The 3-4 differs from the 4-3, by having just three defensive linemen. Their primary assignment is not to rush the passer, but to occupy blocking offensive linemen, leaving the outside linebackers (OLB) to get after the quarterback. 3-4 defensive linemen are often bigger than their 4-3 counterparts, as they will often have to deal with more than one offensive linemen. Main disciples of the 3-4 are Wade Phillips of the Denver Broncos, Romeo Crennell of the Houston Texans and Rex Ryan of the Buffalo Bills.
Taken from the German word “Blitzkreig” meaning “lightning war”, blitzes are situations where a defense will send additional players to sack the quarterback. Originally called “red dogging”, schemes using two or more players were known as blitzes. Nowadays, all situations in which additional rushers are utilised are known as blitzes. The most common players to be used to blitz are linebackers, while defensive back blitzes are not as common. This is because it removes a player from the pass coverage, leaving a gap a quarterback can exploit if he can avoid the pass rush and get a pass off quickly.

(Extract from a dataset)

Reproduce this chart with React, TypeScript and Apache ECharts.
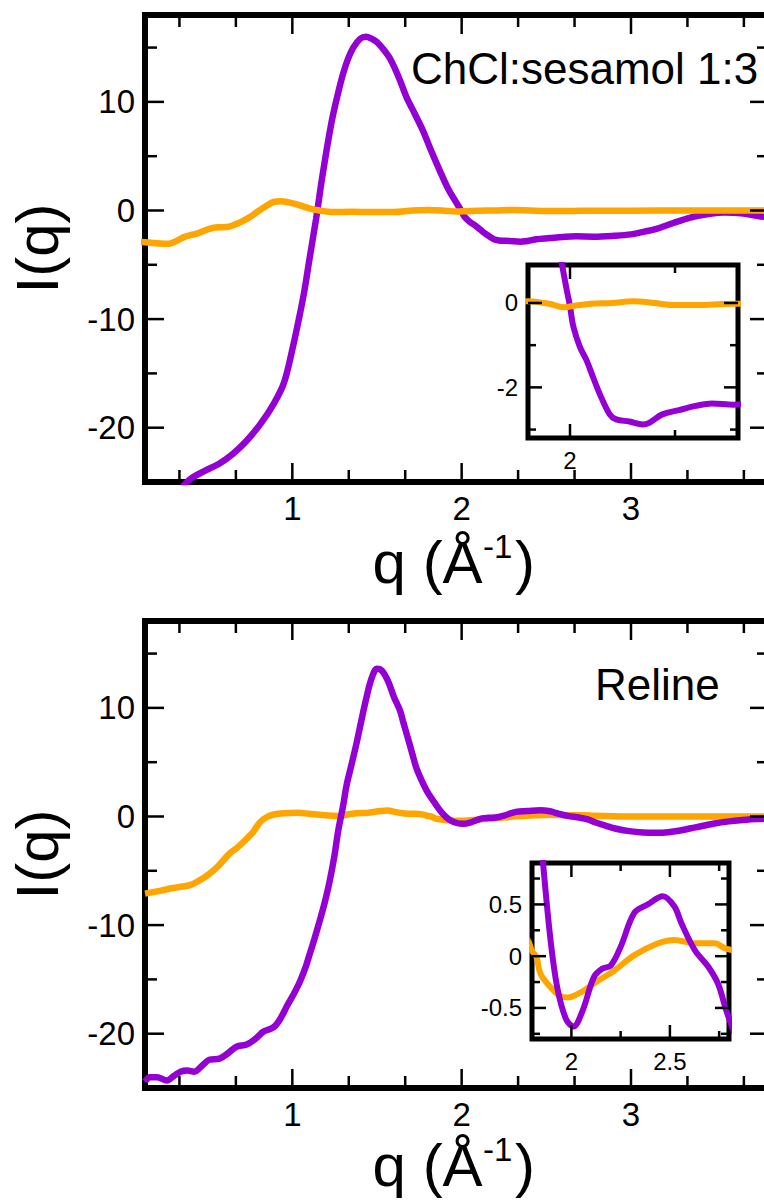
import React, { useEffect, useRef } from "react";
import * as echarts from "echarts";

type Pt = [number, number];

const FONT = '"Liberation Sans", Arial, Helvetica, sans-serif';
const PURPLE = "#9400D3";
const ORANGE = "#FFA500";

// ---- Data: ChCl:sesamol 1:3 (top panel) ----
const topPurple: Pt[] = [
  [0.35, -25.5], [0.4, -24.7], [0.48, -24.0], [0.57, -23.3], [0.65, -22.4], [0.73, -21.2],
  [0.81, -19.7], [0.89, -17.8], [0.95, -15.9], [1.0, -12.8], [1.04, -9.9], [1.07, -7.5],
  [1.1, -4.6], [1.14, -0.8], [1.18, 3.4], [1.23, 8.0], [1.27, 10.8], [1.3, 12.6], [1.33, 14.0],
  [1.36, 15.0], [1.4, 15.8], [1.435, 16.0], [1.47, 15.8], [1.5, 15.5], [1.54, 14.8], [1.58, 13.9],
  [1.63, 12.2], [1.675, 10.4], [1.72, 9.0], [1.77, 7.4], [1.82, 5.5], [1.87, 3.7], [1.92, 2.0],
  [1.966, 0.8], [1.984, 0.32], [2.0, -0.08], [2.016, -0.56], [2.047, -1.04], [2.079, -1.36],
  [2.11, -1.76], [2.142, -2.16], [2.189, -2.64], [2.22, -2.76], [2.283, -2.81], [2.346, -2.88],
  [2.377, -2.84], [2.44, -2.64], [2.519, -2.54], [2.598, -2.44], [2.676, -2.38], [2.778, -2.41],
  [2.9, -2.33], [3.0, -2.2], [3.08, -1.95], [3.15, -1.7], [3.25, -1.15], [3.35, -0.65],
  [3.45, -0.35], [3.55, -0.18], [3.65, -0.25], [3.75, -0.5], [3.85, -0.7],
];
const topOrange: Pt[] = [
  [0.1, -2.9], [0.15, -2.95], [0.22, -3.05], [0.27, -3.07], [0.31, -2.85], [0.36, -2.45],
  [0.44, -2.1], [0.51, -1.7], [0.56, -1.55], [0.61, -1.53], [0.66, -1.3], [0.71, -0.95],
  [0.75, -0.6], [0.8, -0.05], [0.85, 0.46], [0.89, 0.8], [0.93, 0.86], [0.98, 0.75], [1.05, 0.45],
  [1.1, 0.2], [1.16, 0.0], [1.24, -0.15], [1.35, -0.12], [1.48, -0.15], [1.6, -0.15], [1.71, 0.0],
  [1.8, 0.04], [1.9, -0.02], [1.97, -0.1], [2.03, -0.06], [2.1, -0.02], [2.2, 0.0], [2.3, 0.04],
  [2.4, 0.0], [2.5, -0.05], [2.6, -0.05], [2.7, -0.03], [2.8, -0.02], [3.0, -0.02], [3.3, 0.0],
  [3.6, 0.0], [3.85, 0.0],
];

// ---- Data: Reline (bottom panel) ----
const bottomPurple: Pt[] = [
  [0.13, -24.4], [0.16, -24.0], [0.2, -24.0], [0.26, -24.3], [0.3, -23.9], [0.34, -23.5],
  [0.38, -23.4], [0.42, -23.5], [0.47, -22.9], [0.51, -22.4], [0.57, -22.3], [0.62, -21.8],
  [0.67, -21.2], [0.73, -21.0], [0.78, -20.5], [0.83, -19.8], [0.89, -19.4], [0.93, -18.6],
  [0.97, -17.4], [1.01, -16.3], [1.045, -15.2], [1.08, -13.8], [1.1, -12.8], [1.13, -11.3],
  [1.16, -9.7], [1.19, -8.0], [1.22, -6.0], [1.25, -3.5], [1.27, -1.4], [1.3, 1.0], [1.32, 2.85],
  [1.35, 4.8], [1.38, 6.8], [1.41, 9.0], [1.44, 11.1], [1.47, 12.8], [1.5, 13.6], [1.53, 13.4],
  [1.567, 12.4], [1.6, 11.0], [1.636, 9.75], [1.655, 8.7], [1.69, 6.8], [1.714, 5.46],
  [1.734, 4.4], [1.773, 3.0], [1.8, 2.2], [1.83, 1.5], [1.857, 0.88], [1.894, 0.157],
  [1.928, -0.3], [1.971, -0.6], [2.01, -0.68], [2.056, -0.53], [2.115, -0.2], [2.158, -0.12],
  [2.2, -0.09], [2.25, 0.09], [2.32, 0.42], [2.388, 0.5], [2.464, 0.58], [2.523, 0.48],
  [2.558, 0.32], [2.626, 0.06], [2.694, -0.1], [2.745, -0.27], [2.787, -0.53], [2.85, -0.85],
  [2.92, -1.15], [2.99, -1.35], [3.07, -1.47], [3.15, -1.5], [3.22, -1.45], [3.29, -1.29],
  [3.38, -1.0], [3.485, -0.67], [3.58, -0.45], [3.68, -0.3], [3.78, -0.21], [3.85, -0.15],
];
const bottomOrange: Pt[] = [
  [0.13, -7.1], [0.2, -6.9], [0.26, -6.7], [0.33, -6.5], [0.4, -6.3], [0.45, -5.9], [0.5, -5.4],
  [0.56, -4.6], [0.63, -3.4], [0.68, -2.8], [0.73, -2.05], [0.77, -1.4], [0.81, -0.52],
  [0.85, -0.05], [0.89, 0.18], [0.95, 0.3], [1.03, 0.34], [1.1, 0.25], [1.16, 0.16], [1.22, 0.1],
  [1.28, 0.03], [1.33, 0.2], [1.38, 0.3], [1.45, 0.35], [1.52, 0.5], [1.56, 0.55], [1.62, 0.38],
  [1.68, 0.25], [1.73, 0.25], [1.78, 0.15], [1.8, 0.05], [1.823, -0.01], [1.843, -0.17],
  [1.894, -0.3], [1.94, -0.38], [1.98, -0.4], [2.047, -0.35], [2.133, -0.24], [2.217, -0.14],
  [2.32, 0.01], [2.44, 0.125], [2.523, 0.157], [2.626, 0.125], [2.728, 0.125], [2.78, 0.076],
  [2.9, 0.03], [3.1, 0.0], [3.4, 0.0], [3.85, 0.0],
];

// ---- Tick values ----
const mainXMajor = [1, 2, 3];
const mainXMinor = [1 / 3, 2 / 3, 4 / 3, 5 / 3, 7 / 3, 8 / 3, 10 / 3, 11 / 3];
const mainYMajor = [-20, -10, 0, 10];
const mainYMinor = [-15, -5, 5, 15];
const inset1XMajor = [2];
const inset1XMinor = [2.5];
const inset1YMajor = [-2, 0];
const inset1YMinor = [-3, -1];
const inset2XMajor = [2, 2.5];
const inset2XMinor = [2.25, 2.75];
const inset2YMajor = [-0.5, 0, 0.5];
const inset2YMinor = [-0.75, -0.25, 0.25, 0.75];

const MAIN_X_RANGE: [number, number] = [0.13, 3.815];
const MAIN_Y_RANGE: [number, number] = [-25, 18];
const INSET_X_RANGE: [number, number] = [1.8, 2.8];
const INSET1_Y_RANGE: [number, number] = [-3.2, 0.9];
const INSET2_Y_RANGE: [number, number] = [-0.8, 0.9];

type AxisCfg = { majorLen: number; minorLen: number; fontSize: number; margin: number };
const MAIN_AX: AxisCfg = { majorLen: 19, minorLen: 12, fontSize: 33, margin: 10 };
const INSET_AX: AxisCfg = { majorLen: 14, minorLen: 8, fontSize: 24, margin: 10 };

function labelAxis(gridIndex: number, range: [number, number], pos: string, labels: number[], s: AxisCfg) {
  return {
    type: "value",
    gridIndex,
    position: pos,
    min: range[0],
    max: range[1],
    splitLine: { show: false },
    axisLine: { show: false, onZero: false },
    axisTick: { show: false },
    axisLabel: {
      show: true,
      customValues: labels,
      fontSize: s.fontSize,
      margin: s.margin,
      color: "#000",
      fontFamily: FONT,
    },
  };
}

// Tick marks on all four sides, placed through the axes' own scales (api.coord)
function tickSeries(
  gridIndex: number,
  xr: [number, number],
  yr: [number, number],
  xMajor: number[],
  xMinor: number[],
  yMajor: number[],
  yMinor: number[],
  s: AxisCfg
) {
  const data = [
    ...xMajor.map((v) => [v, 0]),
    ...xMinor.map((v) => [v, 1]),
    ...yMajor.map((v) => [v, 2]),
    ...yMinor.map((v) => [v, 3]),
  ];
  return {
    type: "custom",
    xAxisIndex: gridIndex,
    yAxisIndex: gridIndex,
    data,
    silent: true,
    z: 5,
    encode: { x: 0 },
    renderItem: (params: any, api: any) => {
      const v = api.value(0);
      const kind = api.value(1);
      const cs = params.coordSys;
      const len = kind % 2 === 0 ? s.majorLen : s.minorLen;
      const style = { stroke: "#000", lineWidth: 2.5 };
      if (kind < 2) {
        const px = api.coord([v, yr[0]])[0];
        const b = cs.y + cs.height;
        return {
          type: "group",
          children: [
            { type: "line", shape: { x1: px, y1: b, x2: px, y2: b - len }, style },
            { type: "line", shape: { x1: px, y1: cs.y, x2: px, y2: cs.y + len }, style },
          ],
        };
      }
      const py = api.coord([xr[0], v])[1];
      const r = cs.x + cs.width;
      return {
        type: "group",
        children: [
          { type: "line", shape: { x1: cs.x, y1: py, x2: cs.x + len, y2: py }, style },
          { type: "line", shape: { x1: r, y1: py, x2: r - len, y2: py }, style },
        ],
      };
    },
  };
}

function lineSeries(data: Pt[], color: string, idx: number, width: number) {
  return {
    type: "line",
    data,
    xAxisIndex: idx,
    yAxisIndex: idx,
    showSymbol: false,
    symbol: "none",
    smooth: 0.35,
    silent: true,
    lineStyle: { color, width },
    itemStyle: { color },
  };
}

function txt(text: string, x: number, y: number, fontSize: number, rotation = 0, align = "left") {
  return {
    type: "text",
    x,
    y,
    rotation,
    style: { text, fontSize, fontFamily: FONT, fill: "#000", align, verticalAlign: "middle" },
  };
}

// x-axis title: "q (Å" + superscript "-1" + ")"
function xTitle(axisY: number) {
  const base = axisY + 101.3;
  const mid = base - 20.8;
  const supMid = base - 25 - 11.4;
  return [txt("q (Å", 372.6, mid, 60), txt("-1", 483, supMid, 33), txt(")", 515, mid, 60)];
}

export default function App() {
  const ref = useRef<HTMLDivElement>(null);

  useEffect(() => {
    if (!ref.current) return;
    const chart = echarts.init(ref.current, null, { renderer: "svg" });

    const grids = [
      { left: 145, top: 15, width: 624, height: 467 },
      { left: 145, top: 621, width: 624, height: 467 },
      { left: 528, top: 265, width: 210, height: 173 },
      { left: 532, top: 863, width: 197, height: 176 },
    ].map((g, i) => ({
      ...g,
      show: true,
      backgroundColor: "#fff",
      borderColor: "#000",
      borderWidth: i < 2 ? 6 : 5,
    }));

    const xAxis = [
      labelAxis(0, MAIN_X_RANGE, "bottom", mainXMajor, MAIN_AX),
      labelAxis(1, MAIN_X_RANGE, "bottom", mainXMajor, MAIN_AX),
      labelAxis(2, INSET_X_RANGE, "bottom", inset1XMajor, INSET_AX),
      labelAxis(3, INSET_X_RANGE, "bottom", inset2XMajor, INSET_AX),
    ];
    const yAxis = [
      labelAxis(0, MAIN_Y_RANGE, "left", mainYMajor, MAIN_AX),
      labelAxis(1, MAIN_Y_RANGE, "left", mainYMajor, MAIN_AX),
      labelAxis(2, INSET1_Y_RANGE, "left", inset1YMajor, INSET_AX),
      labelAxis(3, INSET2_Y_RANGE, "left", inset2YMajor, INSET_AX),
    ];

    const series = [
      lineSeries(topPurple, PURPLE, 0, 6.5),
      lineSeries(topOrange, ORANGE, 0, 6.5),
      lineSeries(bottomOrange, ORANGE, 1, 6.5),
      lineSeries(bottomPurple, PURPLE, 1, 6.5),
      lineSeries(topPurple, PURPLE, 2, 6),
      lineSeries(topOrange, ORANGE, 2, 6),
      lineSeries(bottomOrange, ORANGE, 3, 6),
      lineSeries(bottomPurple, PURPLE, 3, 6),
      tickSeries(0, MAIN_X_RANGE, MAIN_Y_RANGE, mainXMajor, mainXMinor, mainYMajor, mainYMinor, MAIN_AX),
      tickSeries(1, MAIN_X_RANGE, MAIN_Y_RANGE, mainXMajor, mainXMinor, mainYMajor, mainYMinor, MAIN_AX),
      tickSeries(2, INSET_X_RANGE, INSET1_Y_RANGE, inset1XMajor, inset1XMinor, inset1YMajor, inset1YMinor, INSET_AX),
      tickSeries(3, INSET_X_RANGE, INSET2_Y_RANGE, inset2XMajor, inset2XMinor, inset2YMajor, inset2YMinor, INSET_AX),
    ];

    chart.setOption({
      animation: false,
      grid: grids,
      xAxis,
      yAxis,
      series,
      graphic: [
        txt("I(q)", 37.5, 248.5, 60, Math.PI / 2, "center"),
        txt("I(q)", 37.5, 854.5, 60, Math.PI / 2, "center"),
        ...xTitle(482),
        ...xTitle(1085),
        txt("ChCl:sesamol 1:3", 411, 68.8, 44),
        txt("Reline", 595, 684.8, 44),
      ],
    });

    return () => chart.dispose();
  }, []);

  return (
    <div
      style={{
        position: "absolute",
        left: 0,
        top: 0,
        width: 764,
        height: 1200,
        overflow: "hidden",
        background: "#fff",
      }}
    >
      <div ref={ref} style={{ width: 790, height: 1200 }} />
    </div>
  );
}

Defensive coaches like Dick LeBeau (longtime Pittsburgh Steelers defensive coordinator, now a defensive coach with the Tennessee Titans) used what is called the “zone blitz”. This is a situation in which players usually expected to rush the passer will instead drop into pass coverage, allowing a linebacker or defensive back to get after the passer. This element of deception can lead to confusion for the quarterback, causing him to rush his throw or wait too long to get his pass off.
So that’s how most teams look to get after the passer. But what about the different ways then try and defend the pass, should the quarterback manage to avoid getting sacked? Again, there are two main schools, Zone Coverage and Man Coverage.
In zone coverage, players are responsible for defending a set part of the field, covering and tackling any pass receivers that come into their “zone”. There are different types of zone coverage, with the main two being Cover 1 and Cover 2. Cover 1, often termed “One High Safety”, has one of the two safeties staying far downfield, while Cover 2 is similar, but with both safeties staying deep, dividing the deep field between them. A popular variant of Cover 2 is known as “Tampa 2”, utilised by the Tampa Bay Buccaneers in the late 1990s and early 2000s. Like Cover 2, the two safeties will sit back, dividing the field in half, but the middle line backer will “sit in” in front of them, covering the middle of the field. Blitzing out of zone coverages is risky, as it can leave gaps in the open field for receivers to get open, but if all defenders patrol their zones properly this can close around defenders, eliminating big plays.
Man coverage, or “man to man defense” is generally more aggressive than zone coverage. Every potential receiver has a defender assigned to cover them, hence “man to man”. Using this method, teams are able to use their best defensive players to cover and track an offenses best player. Darrelle Revis of the New York Jets has been one of the best cover corners of the 21st century, while Deion Sanders was probably the finest cover corner of the last. The major flaw of man coverage is that it only takes one player to get beaten, or make a mistake, and there will be six points on the board.
NICKEL AND DIME BACKS
Occasionally, in passing situations, an offense will have more specialist pass catchers on the field than they would normally have in their base offense. In this situations, defenses will substitute a defensive linemen or a linebacker for an extra defensive back. This player is called a nickel back, and a team is set to be in “nickel” when five defensive backs are on the field. When there are six, it is called a “dime” defense. Defensive backs are generally smaller and quicker than linebackers and linemen, and are better equipped to cover faster receivers.
SEVEN/EIGHT MEN IN THE BOX
The “box” is also known as the tackle box, and is the area surrounding the line of scrimmage, stretching from the left offensive tackle to the right offensive tackle. Seven men in the box means that a team has seven players close to the line of scrimmage, in the case of a 4-3 team this would be the four lineman and the linebackers. If a safety is playing close to the line of scrimmage, this is called eight men in the box. This is often used to stifle or even stop a strong running back. Should the box be unable to stop a running back, this can lead to a big running play as the nearest free defender is usually way down field (one high safety).